Cowshed

WhenI first started my business properly - i.e. I was working in it full time - I didn't really know what I was doing. I mean, I knew about software and the web, and I was confident I could do that bit of it well enough, but I knew nothing about starting, running, and growing a business. Even my years of experience managing teams didn't seem to apply to when it came to employing people.

I've always slept well but within two years of starting the business, I would wake in the dark hours - my rational mind still unconscious, the irrational awake and screaming - and I would worry about the business going under and making people redundant and letting my clients down. And failing.

Within a couple of years after that, I'd begun to get the hang of it, and the business became surer and more successful but I have never lost that familiarity with the fear of it all going tilt. I remember receiving the papers for a client who went into receivership and feeling heartbroken as I saw the figures laid out in front of me. The owner had put nearly a hundred thousand pounds of his money into trying to run his own café.

I had that feeling again, today, when I went round to the Cowshed in Buckshaw Village and found it had closed down.
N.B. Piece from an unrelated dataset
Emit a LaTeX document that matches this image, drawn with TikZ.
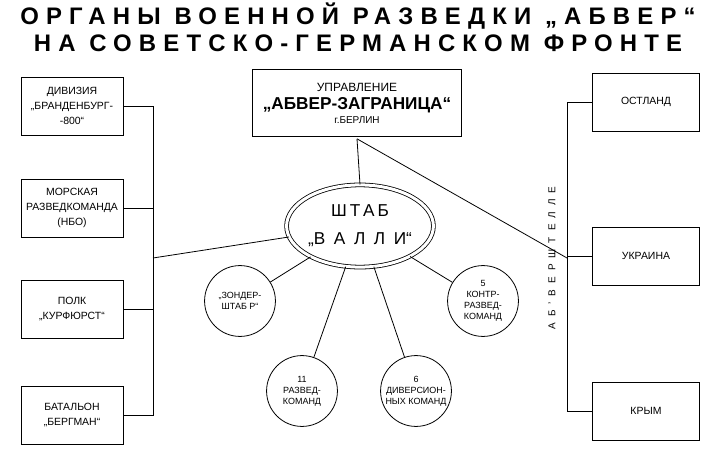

This was my favourite place in Chorley to go and work, somewhere I could have a coffee and concentrate on large pieces of work, my concentration somehow aided by the background noise. 

In a blogpost, I was startled to find the owner had been paying £74,000 a year in rent and rates, all based on promises that the developer had reneged on. Apparently, they have had their planning restrictions overturned and now a Costa will be opening nearby. Not that I think that would have threatened the Cowshed, actually, but the fact that plans to make the area the hub of the village were cancelled probably did sound the death knell.

This kowtowing to business 'needs' really annoys the hell out of me. We've seen something similar in Kendal where the assurances given to local businesses when the K Village retail park was redeveloped were rescinded by the district council's planning department. The burden of the failure of K Village was effectively transferred to the shoulders of Kendal's businesses. This in microcosm is the same thinking that saw the government bail out the banks - as they were "too big to fail" - which quickly returned to profit while the rest of the country was still suffering (unnecessarily) with the government's ill-conceived austerity programme. 

My heart goes out to the Cowshed's owner. "We would like to pass on our sincere thanks to everyone who has supported us over the past 3 years.....I'm sorry that I let you all down." She didn't, of course.